Federal Deputy for Pará
- Incumbent
- Assumed office 1 February 2011

Personal details
- Born: 27 May 1944 (age 80) Getulina, São Paulo, Brazil
- Political party: PTB

= Josué Bengtson =

Brazilian politician

Josué Bengtson (born 27 May 1944) is a Brazilian politician and pastor. Although born in São Paulo, he has spent his political career representing Pará, having served as state representative since 1999. He is also the pastor and head of the Brazilian division of the International Church of the Foursquare Gospel.

==Personal life==
Bengtson was born in a family of distant Scottish descent to João André Bengtson and Elza Luiza Bengtson. He was raised Presbyterian. In 1955 he began listening to evangelical podcast on the radio and his family began attending the newly founded Foursquare Gospel Church in his community. It was not until 28 January 1961 that Bengtson formally converted and joined the church following the lead of his sister Anna who had joined the church a few years before. Almost immediately after being baptized, Bengtson became a missionary and pastor, traveling Brazil to establish other Foursquare Gospel Churches, including in the states of Mato Grosso do Sul, Bahia, Santa Catarina and Pará where he ended up moving to. He is the current leader of the Brazilian division of the Foursquare Gospel Church and is the pastor of igreja da Pedreira in Belém.

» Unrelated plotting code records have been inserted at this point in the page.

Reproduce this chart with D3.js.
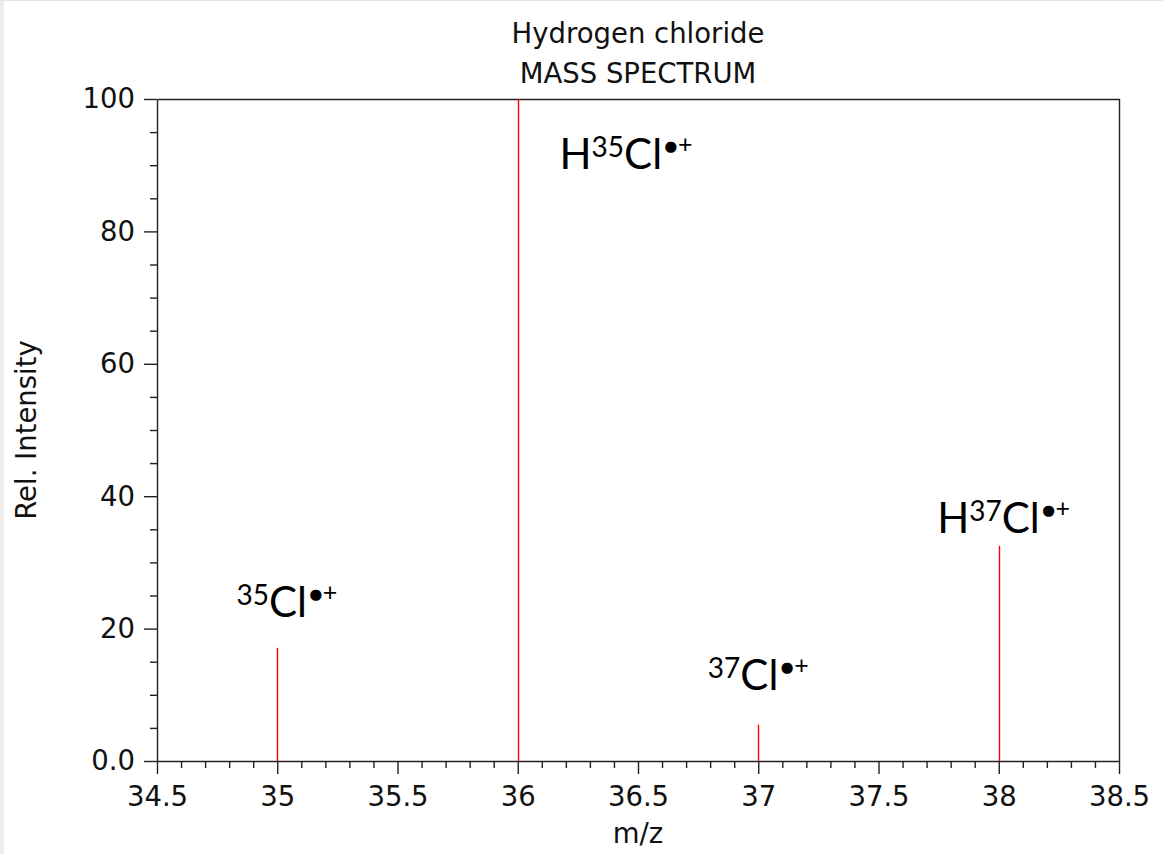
<!DOCTYPE html>
<html>
<head>
<meta charset="utf-8">
<script src="https://cdn.jsdelivr.net/npm/d3@7"></script>
<style>
  html, body { margin: 0; padding: 0; background: #fff; }
  svg { display: block; }
  .axis text { font-family: "DejaVu Sans", sans-serif; font-size: 27.5px; fill: #111; }
  .axis path, .axis line { stroke: #222; stroke-width: 1.4; }
  .ion { font-family: Lato, "Open Sans", sans-serif; fill: #000; }
</style>
</head>
<body>
<div id="chart"></div>
<script>
// peaks
const mzValues = [35, 36, 37, 38]
const intensities = [17.1, 100, 5.5, 32.5]

const xTicks = [34.5, 35, 35.5, 36, 36.5, 37, 37.5, 38, 38.5]
const xTickLabels = ["34.5", "35", "35.5", "36", "36.5", "37", "37.5", "38", "38.5"]
const yTicks = [0, 20, 40, 60, 80, 100]
const yTickLabels = ["0.0", "20", "40", "60", "80", "100"]

// ion annotations (anchor in data units)
const ionPrefix = ["", "H", "", "H"]
const ionIsotope = ["35", "35", "37", "37"]
const ionMz = [35.04, 36.45, 37.0, 38.02]
const ionLevel = [21.8, 89.4, 10.8, 34.5]

const W = 1163, H = 854
const margin = {top: 99, right: 44, bottom: 93, left: 157}

const svg = d3.select("#chart")
    .append("svg")
    .attr("width", W)
    .attr("height", H)

// faint window edges from the screenshot
svg.append("rect").attr("x", 0).attr("y", 0).attr("width", 4).attr("height", H).style("fill", "#ececec")
svg.append("line").attr("x1", 0).attr("x2", W).attr("y1", 0.5).attr("y2", 0.5).style("stroke", "#e4e4e4")

const x = d3.scaleLinear()
    .domain([34.5, 38.5])
    .range([margin.left, W - margin.right])

const y = d3.scaleLinear()
    .domain([0, 100])
    .range([H - margin.bottom, margin.top])

// minor ticks first
const xMinor = d3.range(345, 386).map(d => d / 10).filter(d => !xTicks.some(t => Math.abs(t - d) < 1e-9))
const yMinor = d3.range(0, 101, 5).filter(d => d % 20 !== 0)

svg.append("g")
    .attr("class", "axis")
    .attr("transform", `translate(0,${H - margin.bottom})`)
    .call(d3.axisBottom(x).tickValues(xMinor).tickSize(7).tickSizeOuter(0).tickFormat(""))
    .call(g => g.select(".domain").remove())

svg.append("g")
    .attr("class", "axis")
    .attr("transform", `translate(${margin.left},0)`)
    .call(d3.axisLeft(y).tickValues(yMinor).tickSize(7).tickSizeOuter(0).tickFormat(""))
    .call(g => g.select(".domain").remove())

// top and right frame
svg.append("path")
    .attr("d", `M${margin.left + 0.5},${margin.top + 0.5}H${W - margin.right + 0.5}V${H - margin.bottom + 0.5}`)
    .style("fill", "none")
    .style("stroke", "#222")
    .style("stroke-width", 1.4)

svg.append("g")
    .attr("class", "axis")
    .attr("transform", `translate(0,${H - margin.bottom})`)
    .call(d3.axisBottom(x).tickValues(xTicks).tickSize(13).tickSizeOuter(0).tickPadding(12)
        .tickFormat((d, i) => xTickLabels[i]))

svg.append("g")
    .attr("class", "axis")
    .attr("transform", `translate(${margin.left},0)`)
    .call(d3.axisLeft(y).tickValues(yTicks).tickSize(13).tickSizeOuter(0).tickPadding(9)
        .tickFormat((d, i) => yTickLabels[i]))

// peaks
svg.append("g")
    .selectAll("line")
    .data(mzValues)
    .join("line")
    .attr("x1", d => Math.round(x(d)) + 0.5)
    .attr("x2", d => Math.round(x(d)) + 0.5)
    .attr("y1", y(0))
    .attr("y2", (d, i) => y(intensities[i]))
    .style("stroke", "#ff0000")
    .style("stroke-width", 1.4)

// ion labels
const ions = svg.append("g")
    .selectAll("text")
    .data(ionMz)
    .join("text")
    .attr("class", "ion")
    .attr("x", d => x(d))
    .attr("y", (d, i) => y(ionLevel[i]))
    .attr("text-anchor", "middle")
    .style("font-size", "42px")

ions.each(function(d, i) {
    const t = d3.select(this)
    if (ionPrefix[i]) t.append("tspan").text(ionPrefix[i])
    t.append("tspan").attr("dy", -12).style("font-size", "28px").text(ionIsotope[i])
    t.append("tspan").attr("dy", 12).text("Cl")
    t.append("tspan").attr("dy", -15).attr("dx", 2).style("font-size", "23px").text("\u25CF")
    t.append("tspan").attr("dy", -1).style("font-size", "25px").text("+")
})

// titles
const title = svg.append("g")
    .style("font-family", "DejaVu Sans, sans-serif")
    .style("font-size", "27.5px")
    .style("fill", "#111")
    .attr("text-anchor", "middle")

title.append("text")
    .attr("x", (margin.left + W - margin.right) / 2)
    .attr("y", 43)
    .text("Hydrogen chloride")

title.append("text")
    .attr("x", (margin.left + W - margin.right) / 2)
    .attr("y", 83)
    .text("MASS SPECTRUM")

title.append("text")
    .attr("x", (margin.left + W - margin.right) / 2)
    .attr("y", 843)
    .text("m/z")

title.append("text")
    .attr("transform", `translate(36,${(margin.top + H - margin.bottom) / 2}) rotate(-90)`)
    .text("Rel. Intensity")
</script>
</body>
</html>
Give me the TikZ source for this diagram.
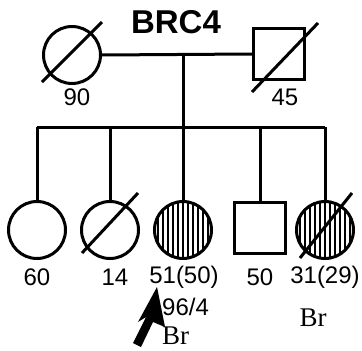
\documentclass[tikz,border=0pt]{standalone}
\usepackage{fontspec}
\setmainfont{Liberation Sans}
\newfontfamily\serifbr{Liberation Serif}
\begin{document}
\begin{tikzpicture}[x=1pt,y=-1pt,
  ln/.style={line width=3pt},
  fem/.style={circle,draw,line width=3pt,minimum size=57pt,inner sep=0pt},
  mal/.style={rectangle,draw,line width=3pt,minimum size=51pt,inner sep=0pt},
  hatch/.style={path picture={
      \foreach \k in {-30,-25,...,30}
        \draw[line width=2.5pt] ([xshift=\k pt]path picture bounding box.north) -- ([xshift=\k pt]path picture bounding box.south);}},
  num/.style={font=\fontsize{24}{24}\selectfont,inner sep=0pt},
  brl/.style={font=\serifbr\fontsize{27}{27}\selectfont,inner sep=0pt}]
\useasboundingbox (0,0) rectangle (362,351);
\fill[white] (0,0) rectangle (362,351);
% title
\node[font=\bfseries\fontsize{33}{33}\selectfont,inner sep=0pt] (title) at (176,22) {BRC4};
% parents
\node[fem] (gm) at (72,55) {};
\node[mal] (gf) at (279,54) {};
\coordinate (gm1) at (42,82); \coordinate (gm2) at (102,22);
\draw[ln] (gm1) -- (gm2);
\coordinate (gf1) at (252,92); \coordinate (gf2) at (318,23);
\draw[ln] (gf1) -- (gf2);
\node[num] (l90) at (77,97) {90};
\node[num] (l45) at (285,97) {45};
% marriage and sibship
\draw[ln] (gm.east) -- (gf.west);
\coordinate (m) at (183,54);
\coordinate (s) at (183,127);
\draw[ln] (m) -- (s);
\coordinate (sl) at (37,127);
\coordinate (sr) at (325,127);
\draw[ln] (sl) -- (sr);
% children
\node[fem] (c1) at (37,230) {};
\node[fem] (c2) at (110,230) {};
\node[fem,hatch] (c3) at (183,230) {};
\node[mal] (c4) at (260,228) {};
\node[fem,hatch] (c5) at (325,230) {};
\coordinate (c2a) at (82,253); \coordinate (c2b) at (138,193);
\draw[ln] (c2a) -- (c2b);
\coordinate (c5a) at (300,258); \coordinate (c5b) at (352,193);
\draw[ln] (c5a) -- (c5b);
\foreach \c/\x in {c1/37,c2/110,c3/183,c4/260,c5/325}
  \draw[ln] (\x,127) -- (\c.north);
% labels
\node[num] (l60) at (37,277) {60};
\node[num] (l14) at (115,277) {14};
\node[num] (l51) at (184,277) {51(50)};
\node[num] (l50) at (260,277) {50};
\node[num] (l31) at (325,277) {31(29)};
\node[num,anchor=west] (l96) at (162,307) {96/4};
\node[brl,anchor=west] (br1) at (162,336) {Br};
\node[brl] (br2) at (313,318) {Br};
% proband arrow
\fill (157,287) -- (165,327) -- (153,322) -- (141,347) -- (133,343) -- (146,317) -- (138,322) -- cycle;
\end{tikzpicture}
\end{document}
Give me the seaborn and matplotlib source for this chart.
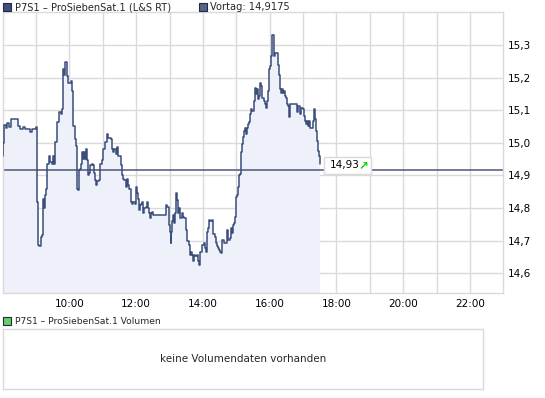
import numpy as np
import pandas as pd
import matplotlib
matplotlib.use("Agg")
import matplotlib.pyplot as plt
from matplotlib.patches import Rectangle
from matplotlib.ticker import FixedLocator, FuncFormatter
import seaborn as sns

# %%--  Data (minutes after 08:00, price in EUR)
minutes = [0, 1, 1.5, 5.3, 7.1, 11.3, 14.9, 28.1, 31.1, 37.1, 40.1, 49.1, 52.1, 59.9,
           61.1, 64.1, 65.9, 68.3, 70.1, 71.9, 73.1, 74.9, 76.1, 77.9, 80.3, 83.3, 85.1,
           88.1, 89.9, 92.3, 94.1, 97.1, 101.9, 104.3, 106.1, 107.9, 109.1, 110.9, 112.7,
           115.1, 116.9, 122.3, 124.1, 125.9, 127.1, 129.5, 131.9, 133.1, 134.3, 136.1,
           137.3, 139.1, 140.9, 143.3, 145.1, 146.9, 148.7, 149.9, 151.7, 153.5, 155.3,
           157.1, 160.1, 161.9, 164.3, 166.1, 167.9, 170.3, 173.3, 175.1, 178.1, 181.1,
           184.1, 187.1, 190.1, 194.9, 197.3, 199.1, 200.9, 203.3, 205.1, 208.1, 212.9,
           215.3, 217.1, 218.9, 221.3, 223.1, 224.9, 227.3, 230.3, 232.1, 235.1, 238.1,
           239.9, 242.3, 244.1, 245.9, 247.7, 249.5, 251.3, 253.1, 254.9, 257.3, 259.1,
           260.9, 263.3, 265.1, 266.9, 269.3, 271.1, 290.9, 292.7, 295.1, 298.1, 299.9,
           301.7, 302.9, 304.1, 305.9, 307.1, 309.5, 311.9, 313.7, 315.5, 317.3, 319.1,
           321.5, 323.3, 325.1, 329.3, 331.7, 334.1, 335.9, 337.7, 339.5, 341.3, 343.1,
           346.1, 349.1, 351.5, 353.3, 355.1, 358.7, 361.1, 362.9, 365.3, 367.1, 368.9,
           370.7, 373.1, 376.1, 377.9, 382.1, 383.9, 385.1, 386.9, 389.3, 391.1, 392.9,
           394.7, 397.1, 403.1, 404.9, 409.1, 410.9, 412.7, 413.9, 415.1, 416.9, 418.7,
           421.1, 422.9, 424.7, 426.5, 428.3, 430.1, 431.9, 434.3, 436.1, 437.9, 439.7,
           441.5, 443.3, 445.1, 446.9, 448.7, 451.1, 453.5, 455.3, 457.1, 458.9, 460.7,
           462.5, 464.3, 466.1, 469.7, 471.5, 473.3, 475.1, 476.9, 478.7, 480.5, 482.3,
           484.1, 487.7, 490.1, 494.9, 496.7, 498.5, 500.3, 502.1, 503.9, 505.7, 507.5,
           509.9, 511.7, 513.5, 515.3, 516.5, 527.9, 529.7, 531.5, 535.1, 536.9, 539.3,
           541.1, 542.9, 544.7, 547.1, 548.9, 550.7, 552.5, 556.7, 558.5, 559.7, 561.5,
           563.3, 565.1, 566.9, 568.7, 569.9, 571.1]
prices = [14.96, 15.00, 15.054, 15.044, 15.060, 15.050, 15.073, 15.052, 15.042, 15.049,
          15.042, 15.034, 15.042, 15.050, 14.819, 14.687, 14.684, 14.713, 14.718, 14.779,
          14.829, 14.799, 14.840, 14.860, 14.936, 14.959, 14.941, 14.936, 14.961, 14.936,
          15.002, 15.064, 15.093, 15.088, 15.103, 15.166, 15.227, 15.209, 15.247, 15.204,
          15.184, 15.189, 15.159, 15.073, 15.052, 15.012, 14.991, 14.926, 14.860, 14.855,
          14.916, 14.921, 14.936, 14.971, 14.951, 14.971, 14.951, 14.981, 14.946, 14.902,
          14.909, 14.931, 14.936, 14.931, 14.909, 14.885, 14.872, 14.882, 14.885, 14.936,
          14.946, 14.981, 15.002, 15.027, 15.014, 15.011, 14.981, 14.971, 14.981, 14.966,
          14.987, 14.959, 14.931, 14.900, 14.890, 14.885, 14.865, 14.890, 14.870, 14.860,
          14.819, 14.814, 14.819, 14.814, 14.865, 14.845, 14.829, 14.794, 14.809, 14.814,
          14.819, 14.784, 14.799, 14.804, 14.819, 14.799, 14.784, 14.769, 14.784, 14.789,
          14.779, 14.779, 14.809, 14.804, 14.748, 14.728, 14.693, 14.728, 14.759, 14.779,
          14.754, 14.784, 14.845, 14.824, 14.784, 14.799, 14.769, 14.784, 14.774, 14.769,
          14.733, 14.698, 14.687, 14.657, 14.667, 14.657, 14.637, 14.657, 14.652, 14.657,
          14.637, 14.627, 14.667, 14.687, 14.693, 14.677, 14.667, 14.728, 14.738, 14.764,
          14.759, 14.764, 14.721, 14.713, 14.693, 14.683, 14.677, 14.672, 14.667, 14.664,
          14.703, 14.693, 14.733, 14.703, 14.708, 14.738, 14.723, 14.748, 14.754, 14.774,
          14.835, 14.840, 14.865, 14.900, 14.905, 14.971, 14.997, 15.017, 15.037, 15.045,
          15.027, 15.047, 15.057, 15.063, 15.088, 15.103, 15.098, 15.128, 15.169, 15.149,
          15.164, 15.133, 15.143, 15.184, 15.174, 15.138, 15.128, 15.118, 15.108, 15.128,
          15.159, 15.225, 15.235, 15.265, 15.329, 15.265, 15.275, 15.240, 15.209, 15.164,
          15.154, 15.164, 15.154, 15.159, 15.143, 15.138, 15.120, 15.113, 15.078, 15.118,
          15.118, 15.093, 15.113, 15.088, 15.108, 15.103, 15.083, 15.068, 15.057, 15.068,
          15.052, 15.068, 15.047, 15.047, 15.068, 15.105, 15.073, 15.037, 15.007, 14.976,
          14.961, 14.946, 14.936]
prev_close = 14.9175
last_label = "14,93"
y_ticks = [14.6, 14.7, 14.8, 14.9, 15.0, 15.1, 15.2, 15.3]
x_label_hours = [10, 12, 14, 16, 18, 20, 22]
title_main = "P7S1 \u2013 ProSiebenSat.1 (L&S RT)"
title_prev = "Vortag: 14,9175"
title_vol = "P7S1 \u2013 ProSiebenSat.1 Volumen"
no_vol_text = "keine Volumendaten vorhanden"
# %%-

df = pd.DataFrame({"hour": 8 + np.array(minutes) / 60.0, "price": prices})

sns.set_style("white")
plt.rcParams["font.family"] = ["DejaVu Sans"]
LINE = "#3b4d7a"
FILL = "#eef1fa"
GRID = "#dadada"
FS = 7.5

W, H = 545, 398
fig = plt.figure(figsize=(W / 100, H / 100), dpi=100)

def fx(px): return px / W
def fy(py): return 1 - py / H

ax = fig.add_axes([fx(2.7), fy(293.3), fx(503.3 - 2.7), (293.3 - 12.3) / H])
ax.set_xlim(8, 23)
ax.set_ylim(14.539, 15.4)

ax.fill_between(df["hour"], df["price"], 14.539, step="post", color=FILL, lw=0, zorder=1)
sns.lineplot(data=df, x="hour", y="price", estimator=None, drawstyle="steps-post",
             color=LINE, lw=1.1, ax=ax, zorder=3)
ax.axhline(prev_close, color="#4c567a", lw=1.1, zorder=2)

# grid: every hour / every 0.1
ax.xaxis.set_major_locator(FixedLocator(x_label_hours))
ax.xaxis.set_minor_locator(FixedLocator(list(range(9, 23))))
ax.xaxis.set_major_formatter(FuncFormatter(lambda v, p: "%d:00" % v))
ax.yaxis.set_major_locator(FixedLocator(y_ticks))
ax.yaxis.set_major_formatter(FuncFormatter(lambda v, p: ("%.1f" % v).replace(".", ",")))
ax.grid(True, which="both", color=GRID, lw=1, zorder=0)
ax.set_axisbelow(True)
ax.yaxis.tick_right()
ax.tick_params(axis="both", which="both", length=0, labelsize=FS, colors="black")
ax.tick_params(axis="x", pad=4)
ax.tick_params(axis="y", pad=3)
ax.set_xlabel("")
ax.set_ylabel("")
for s in ax.spines.values():
    s.set_color(GRID)
    s.set_linewidth(1)

# last price label: white box with value and green arrow
last_h = df["hour"].iloc[-1]
last_p = df["price"].iloc[-1]
px, py = ax.transData.transform((last_h, last_p))
box = Rectangle((px + 4, py - 10), 47, 17, transform=None,
                fc="white", ec=GRID, lw=1, zorder=5, clip_on=False)
ax.add_patch(box)
ax.annotate(last_label, xy=(last_h, last_p), xytext=(9, -1.5), textcoords="offset pixels",
            ha="left", va="center", fontsize=FS, color="black", zorder=6)
ax.annotate("\u2197", xy=(last_h, last_p), xytext=(38, -1.5), textcoords="offset pixels",
            ha="left", va="center", fontsize=FS + 1, color="#00dd00", fontweight="bold", zorder=6)

# header legend
fig.patches.append(Rectangle((fx(3), fy(11)), fx(8), 8 / H, transform=fig.transFigure,
                             fc="#3e5080", ec="#222a40", lw=0.8))
fig.text(fx(15), fy(7), title_main, fontsize=7.1, va="center", ha="left")
fig.patches.append(Rectangle((fx(199), fy(11)), fx(8), 8 / H, transform=fig.transFigure,
                             fc="#5a6285", ec="#222a40", lw=0.8))
fig.text(fx(210), fy(7), title_prev, fontsize=7.1, va="center", ha="left")

# volume panel
fig.patches.append(Rectangle((fx(3), fy(325)), fx(8), 8 / H, transform=fig.transFigure,
                             fc="#66d066", ec="#222a40", lw=0.8))
fig.text(fx(15), fy(321), title_vol, fontsize=6.6, va="center", ha="left")
vax = fig.add_axes([fx(2.7), fy(389), fx(483 - 2.7), (389 - 329) / H])
vax.set_xticks([])
vax.set_yticks([])
for s in vax.spines.values():
    s.set_color(GRID)
    s.set_linewidth(1)
vax.text(0.5, 0.5, no_vol_text, transform=vax.transAxes, ha="center", va="center", fontsize=FS)

fig.savefig("out.png", dpi=100)
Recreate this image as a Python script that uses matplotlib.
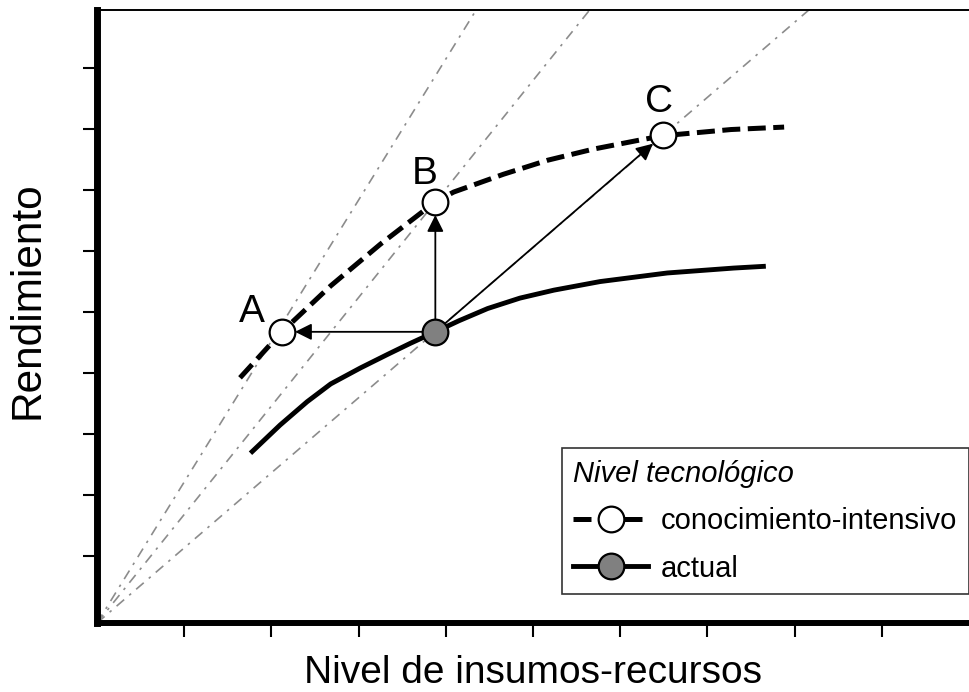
import matplotlib.pyplot as plt
import numpy as np
from matplotlib.lines import Line2D

plt.rcParams['font.family'] = ['Liberation Sans', 'DejaVu Sans']

# curva con nivel tecnologico conocimiento-intensivo
ki_x = [1.64, 2.12, 2.68, 3.25, 3.88, 4.09, 4.66, 5.17, 5.69, 6.23, 6.50, 7.27, 7.88]
ki_y = [4.00, 4.75, 5.50, 6.18, 6.87, 7.03, 7.32, 7.55, 7.73, 7.88, 7.95, 8.05, 8.09]

# curva con nivel tecnologico actual
act_x = [1.76, 2.10, 2.41, 2.68, 3.02, 3.33, 3.59, 3.88, 4.15, 4.48, 4.85, 5.24, 5.77, 6.54, 7.30, 7.67]
act_y = [2.77, 3.23, 3.61, 3.90, 4.16, 4.38, 4.56, 4.75, 4.93, 5.13, 5.30, 5.43, 5.57, 5.71, 5.79, 5.82]

# puntos A, B, C y punto actual
pt_names = ['A', 'B', 'C']
pt_x = [2.12, 3.88, 6.49]
pt_y = [4.75, 6.87, 7.96]
cur_x, cur_y = 3.88, 4.75

# pendientes de las rectas de eficiencia desde el origen
ray_slopes = [2.30, 1.77, 1.225]

fig = plt.figure(figsize=(9.69, 6.92), dpi=100)
ax = fig.add_axes([97 / 969, 69 / 692, 872 / 969, 613 / 692])
ax.set_xlim(0, 10)
ax.set_ylim(0, 10)

for s in ray_slopes:
    ax.plot([0, 10], [0, 10 * s], color='#8c8c8c', lw=1.2,
            linestyle=(0, (6, 4, 1.5, 4)), zorder=1)

ax.plot(act_x, act_y, color='black', lw=3.5, solid_capstyle='butt',
        solid_joinstyle='round', zorder=2)
ax.plot(ki_x, ki_y, color='black', lw=3.6, dashes=(3.6, 1.5), zorder=2)

# flechas desde el punto actual
for x, y in zip(pt_x, pt_y):
    ax.annotate('', xy=(x, y), xytext=(cur_x, cur_y),
                arrowprops=dict(arrowstyle='-|>', mutation_scale=25, lw=1.3,
                                color='black', shrinkA=0, shrinkB=9.5),
                zorder=3)

ax.plot(pt_x, pt_y, 'o', ms=18.5, mfc='white', mec='black', mew=1.6, zorder=4)
ax.plot([cur_x], [cur_y], 'o', ms=18.5, mfc='#808080', mec='black', mew=1.6, zorder=4)

offsets = [(-21.6, 14.0), (-7.5, 20.0), (-3, 23.5)]
for name, x, y, off in zip(pt_names, pt_x, pt_y, offsets):
    ax.annotate(name, xy=(x, y), xytext=off, textcoords='offset points',
                ha='center', va='center', fontsize=28)

# ejes
ax.spines['right'].set_visible(False)
ax.spines['left'].set_linewidth(5)
ax.spines['bottom'].set_linewidth(4.3)
ax.spines['top'].set_linewidth(1.4)
ax.set_xticks(range(1, 10))
ax.set_yticks(np.linspace(1.09, 9.05, 9))
ax.tick_params(direction='out', length=10, width=1.5, labelbottom=False, labelleft=False)

fig.text(533 / 969, 1 - 673 / 692, 'Nivel de insumos-recursos', ha='center', va='center', fontsize=28)
fig.text(28 / 969, 1 - 300 / 692, 'Rendimiento', ha='center', va='center', fontsize=30.5, rotation=90)

# leyenda
h_ki = Line2D([], [], color='black', lw=3.6, dashes=(3.6, 1.5), marker='o', ms=18.5,
              mfc='white', mec='black', mew=1.6)
h_act = Line2D([], [], color='black', lw=3.5, marker='o', ms=18.5,
               mfc='#808080', mec='black', mew=1.6)
leg = ax.legend([h_ki, h_act], ['conocimiento-intensivo', 'actual'],
                title='Nivel tecnológico', loc='lower right', bbox_to_anchor=(1.0, 0.047),
                fontsize=21, title_fontproperties={'size': 21, 'style': 'italic'},
                fancybox=False, framealpha=1, edgecolor='#333333',
                handlelength=2.55, handletextpad=0.45, borderpad=0.4, labelspacing=0.66,
                alignment='left', borderaxespad=0)
leg.get_frame().set_linewidth(1.2)

fig.savefig('out.png', dpi=100)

Bengtson is married to Marilene Maestri Bengtson with whom he has 4 children.

==Political career==
Bengtson voted in favor of the impeachment against then-president Dilma Rousseff. Bengtson voted in favor of the Brazil labor reform (2017), and would later back Rousseff's successor Michel Temer against an investigation looking into possible corruption.

In May 2018 a court in Belém found Bengtson guilty of diverting funds for the state health department for his church and personal usage. As a result, Bengtson was banned from running for political office in the state of Pará for 8 years.